Work required
Review the material and extract every line in which the word "that" occurs.
▬▬▬▬▬▬▬▬▬▬
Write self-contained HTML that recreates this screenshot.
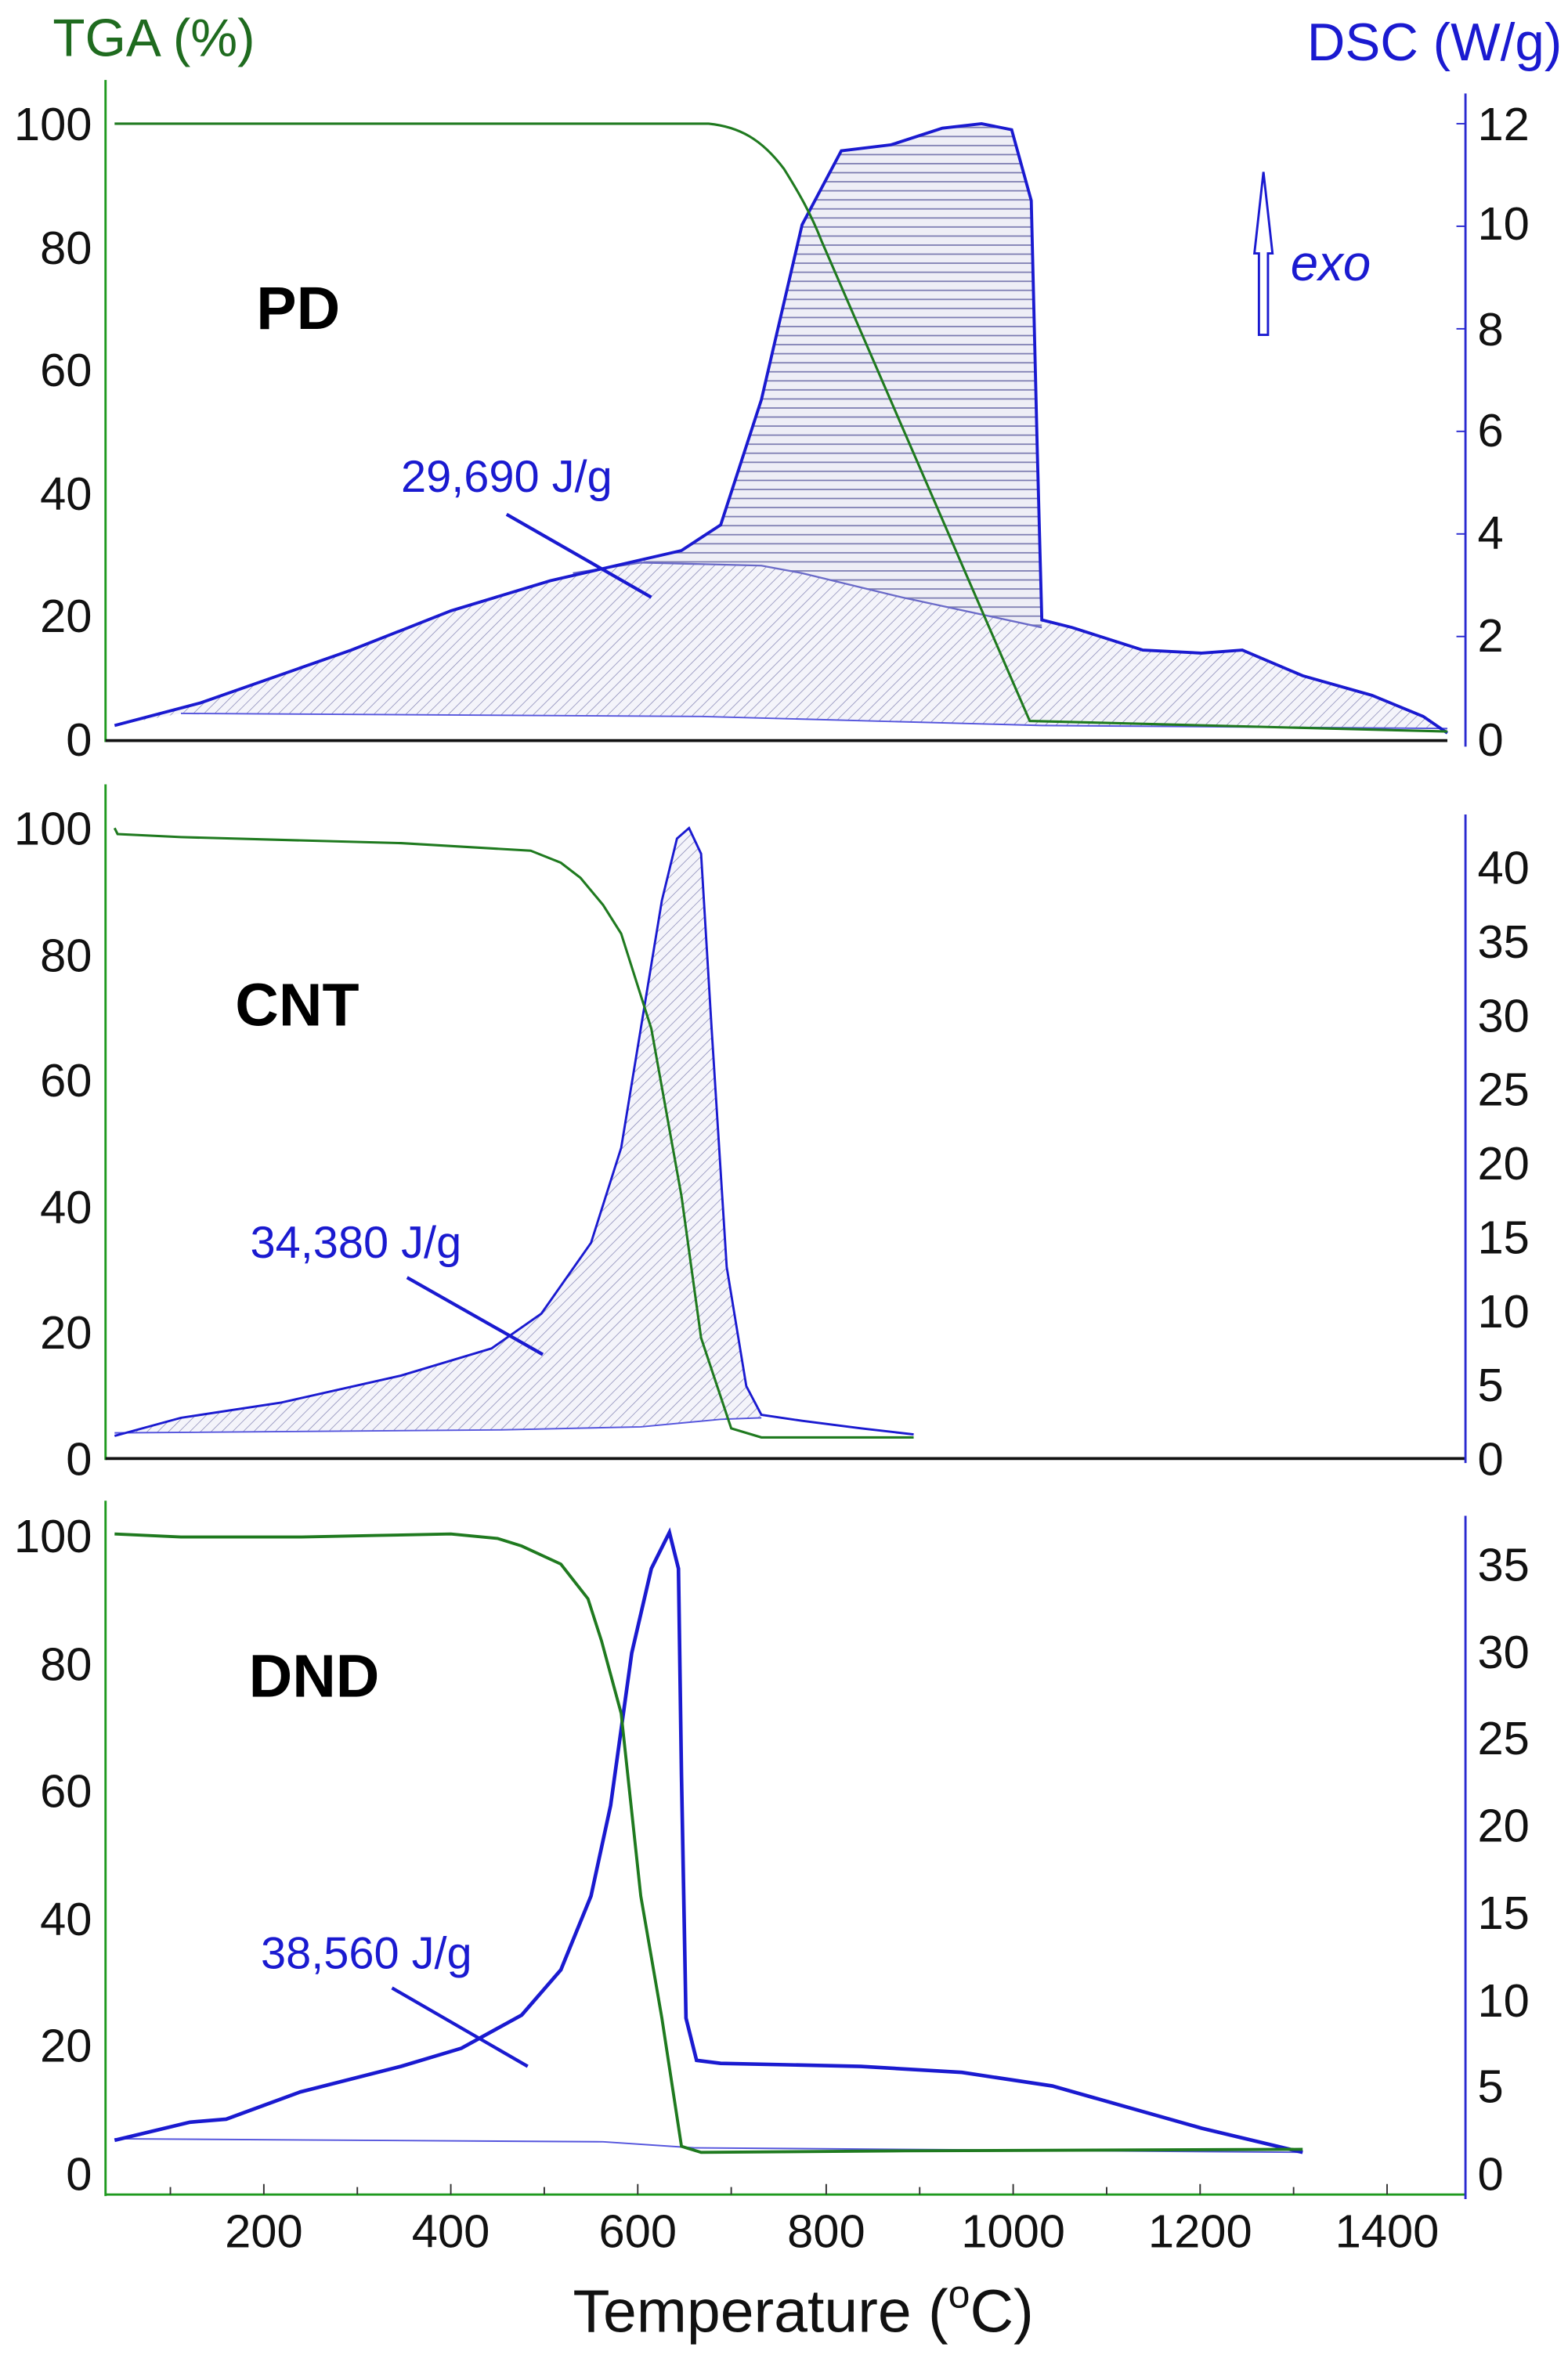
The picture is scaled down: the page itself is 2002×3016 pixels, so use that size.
<!DOCTYPE html>
<html><head><meta charset="utf-8"><style>html,body{margin:0;padding:0;background:#fff}svg{display:block}</style></head>
<body>
<svg width="2002" height="3016" viewBox="0 0 1040 1566" preserveAspectRatio="none" xmlns="http://www.w3.org/2000/svg" font-family="Liberation Sans, Arial, sans-serif">
<defs>
<pattern id="diag" patternUnits="userSpaceOnUse" width="5" height="5" patternTransform="rotate(45)">
<rect width="5" height="5" fill="#f4f4fa"/><line x1="0" y1="0" x2="0" y2="5" stroke="#8a8ab8" stroke-width="0.8"/></pattern>
<pattern id="horiz" patternUnits="userSpaceOnUse" width="6" height="6">
<rect width="6" height="6" fill="#eeeef6"/><line x1="0" y1="0.5" x2="6" y2="0.5" stroke="#7a7ab0" stroke-width="0.9"/></pattern>
</defs>

<text x="35" y="37" font-size="35" fill="#1f6b1f">TGA (%)</text>
<text x="1036" y="40" font-size="35" fill="#1a1ad0" text-anchor="end">DSC (W/g)</text>

<!-- ===== Panel 1 PD ===== -->
<g>
<path d="M76,481 L133,466 L233,431 L299,405 L365,385 L452,365 L478,348 L505,265 L532,149 L558,100 L591,96 L625,85 L651,82 L671,86 L684,133 L688,299 L691,411 L711,416 L758,431 L797,433 L824,431 L864,448 L910,461 L944,475 L960,486 L960,483 L691,481 L465,475 L120,473 Z" fill="url(#diag)"/>
<path d="M452,365 L478,348 L505,265 L532,149 L558,100 L591,96 L625,85 L651,82 L671,86 L684,133 L688,299 L691,411 L691,416 L598,396 L532,380 L505,375 L425,373 Z" fill="url(#horiz)"/>
<polyline points="120,473 465,475 691,481 960,483" fill="none" stroke="#5555dd" stroke-width="1"/>
<polyline points="380,380 425,373 505,375 532,380 598,396 691,416" fill="none" stroke="#6a6ac8" stroke-width="1.2"/>
<polyline points="76,481 133,466 233,431 299,405 365,385 452,365 478,348 505,265 532,149 558,100 591,96 625,85 651,82 671,86 684,133 688,299 691,411 711,416 758,431 797,433 824,431 864,448 910,461 944,475 960,486" fill="none" stroke="#1a1ad0" stroke-width="2"/>
<path d="M76,82 L470,82 C490,84 505,92 520,112 C530,128 538,142 545,160 L683,478 L960,485" fill="none" stroke="#1f7a1f" stroke-width="1.6"/>
<line x1="70" y1="53" x2="70" y2="492" stroke="#1f9a1f" stroke-width="1.5"/>
<line x1="70" y1="491" x2="960" y2="491" stroke="#111" stroke-width="2"/>
<line x1="972" y1="62" x2="972" y2="495" stroke="#2a2ad0" stroke-width="1.5"/>
<g font-size="31" fill="#111" text-anchor="end">
<text x="61" y="93">100</text><text x="61" y="175">80</text><text x="61" y="256">60</text><text x="61" y="338">40</text><text x="61" y="419">20</text><text x="61" y="501">0</text></g>
<g font-size="31" fill="#111">
<text x="980" y="93">12</text><text x="980" y="159">10</text><text x="980" y="229">8</text><text x="980" y="296">6</text><text x="980" y="364">4</text><text x="980" y="432">2</text><text x="980" y="501">0</text></g>
<g stroke="#2a2ad0" stroke-width="1"><line x1="972" y1="82" x2="966" y2="82"/><line x1="972" y1="150" x2="966" y2="150"/><line x1="972" y1="218" x2="966" y2="218"/><line x1="972" y1="286" x2="966" y2="286"/><line x1="972" y1="354" x2="966" y2="354"/><line x1="972" y1="422" x2="966" y2="422"/></g>
<text x="170" y="218" font-size="40" font-weight="bold" fill="#000">PD</text>
<text x="266" y="326" font-size="30" fill="#1a1ad0">29,690 J/g</text>
<line x1="336" y1="341" x2="432" y2="396" stroke="#1a1ad0" stroke-width="2.2"/>
<path d="M838,114 L844,168 L841,168 L841,222 L835,222 L835,168 L832,168 Z" fill="#fff" stroke="#1a1ad0" stroke-width="1.5"/>
<text x="856" y="186" font-size="33" font-style="italic" fill="#1a1ad0">exo</text>
</g>

<!-- ===== Panel 2 CNT ===== -->
<g>
<path d="M76,952 L120,940 L186,930 L266,912 L326,894 L359,871 L392,824 L412,761 L425,682 L439,597 L449,556 L457,549 L465,566 L472,682 L482,840 L495,919 L505,940 L478,941 L425,946 L332,948 L76,950 Z" fill="url(#diag)"/>
<polyline points="76,950 332,948 425,946 478,941 505,940" fill="none" stroke="#5555dd" stroke-width="1"/>
<polyline points="76,952 120,940 186,930 266,912 326,894 359,871 392,824 412,761 425,682 439,597 449,556 457,549 465,566 472,682 482,840 495,919 505,938 532,942 571,947 606,951" fill="none" stroke="#1a1ad0" stroke-width="1.5"/>
<polyline points="76,549 78,553 120,555 266,559 352,564 372,572 385,582 400,600 412,619 432,682 452,793 465,887 485,947 505,953 606,953" fill="none" stroke="#1f7a1f" stroke-width="1.6"/>
<line x1="70" y1="520" x2="70" y2="968" stroke="#1f9a1f" stroke-width="1.5"/>
<line x1="70" y1="967" x2="972" y2="967" stroke="#111" stroke-width="2"/>
<line x1="972" y1="540" x2="972" y2="970" stroke="#2a2ad0" stroke-width="1.5"/>
<g font-size="31" fill="#111" text-anchor="end">
<text x="61" y="560">100</text><text x="61" y="644">80</text><text x="61" y="727">60</text><text x="61" y="811">40</text><text x="61" y="894">20</text><text x="61" y="978">0</text></g>
<g font-size="31" fill="#111">
<text x="980" y="586">40</text><text x="980" y="635">35</text><text x="980" y="684">30</text><text x="980" y="733">25</text><text x="980" y="782">20</text><text x="980" y="831">15</text><text x="980" y="880">10</text><text x="980" y="929">5</text><text x="980" y="978">0</text></g>
<text x="156" y="680" font-size="40" font-weight="bold" fill="#000">CNT</text>
<text x="166" y="834" font-size="30" fill="#1a1ad0">34,380 J/g</text>
<line x1="270" y1="847" x2="360" y2="898" stroke="#1a1ad0" stroke-width="2.2"/>
</g>

<!-- ===== Panel 3 DND ===== -->
<g>
<polyline points="76,1418 400,1420 460,1424 864,1427" fill="none" stroke="#5555dd" stroke-width="1"/>
<polyline points="76,1419 126,1407 150,1405 199,1387 266,1370 306,1358 346,1336 372,1306 392,1257 405,1197 419,1096 432,1040 444,1016 450,1040 452,1177 455,1338 462,1366 478,1368 571,1370 638,1374 698,1383 797,1411 864,1427" fill="none" stroke="#1a1ad0" stroke-width="2.4"/>
<polyline points="76,1017 120,1019 200,1019 250,1018 299,1017 330,1020 346,1025 372,1037 390,1060 399,1088 412,1136 425,1257 439,1338 452,1423 465,1427 600,1426 864,1425" fill="none" stroke="#1f7a1f" stroke-width="2"/>
<line x1="70" y1="995" x2="70" y2="1456" stroke="#1f9a1f" stroke-width="1.5"/>
<line x1="70" y1="1455" x2="972" y2="1455" stroke="#1f9a1f" stroke-width="1.5"/>
<line x1="972" y1="1005" x2="972" y2="1458" stroke="#2a2ad0" stroke-width="1.5"/>
<g stroke="#333" stroke-width="1">
<line x1="113" y1="1455" x2="113" y2="1450"/><line x1="175" y1="1455" x2="175" y2="1448"/><line x1="237" y1="1455" x2="237" y2="1450"/><line x1="299" y1="1455" x2="299" y2="1448"/><line x1="361" y1="1455" x2="361" y2="1450"/><line x1="423" y1="1455" x2="423" y2="1448"/><line x1="485" y1="1455" x2="485" y2="1450"/><line x1="548" y1="1455" x2="548" y2="1448"/><line x1="610" y1="1455" x2="610" y2="1450"/><line x1="672" y1="1455" x2="672" y2="1448"/><line x1="734" y1="1455" x2="734" y2="1450"/><line x1="796" y1="1455" x2="796" y2="1448"/><line x1="858" y1="1455" x2="858" y2="1450"/><line x1="920" y1="1455" x2="920" y2="1448"/></g>
<g font-size="31" fill="#111" text-anchor="end">
<text x="61" y="1029">100</text><text x="61" y="1114">80</text><text x="61" y="1198">60</text><text x="61" y="1283">40</text><text x="61" y="1367">20</text><text x="61" y="1452">0</text></g>
<g font-size="31" fill="#111">
<text x="980" y="1048">35</text><text x="980" y="1106">30</text><text x="980" y="1163">25</text><text x="980" y="1221">20</text><text x="980" y="1279">15</text><text x="980" y="1337">10</text><text x="980" y="1394">5</text><text x="980" y="1452">0</text></g>
<g font-size="31" fill="#111" text-anchor="middle">
<text x="175" y="1490">200</text><text x="299" y="1490">400</text><text x="423" y="1490">600</text><text x="548" y="1490">800</text><text x="672" y="1490">1000</text><text x="796" y="1490">1200</text><text x="920" y="1490">1400</text></g>
<text x="165" y="1125" font-size="40" font-weight="bold" fill="#000">DND</text>
<text x="173" y="1305" font-size="30" fill="#1a1ad0">38,560 J/g</text>
<line x1="260" y1="1318" x2="350" y2="1370" stroke="#1a1ad0" stroke-width="2.2"/>
</g>

<text x="380" y="1546" font-size="40" fill="#111">Temperature (<tspan font-size="26" dy="-16">o</tspan><tspan dy="16">C)</tspan></text>
</svg>
</body></html>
▬▬▬▬▬▬▬▬▬▬
Response to this task
Write self-contained HTML that recreates this screenshot.
The picture is scaled down: the page itself is 2002×3016 pixels, so use that size.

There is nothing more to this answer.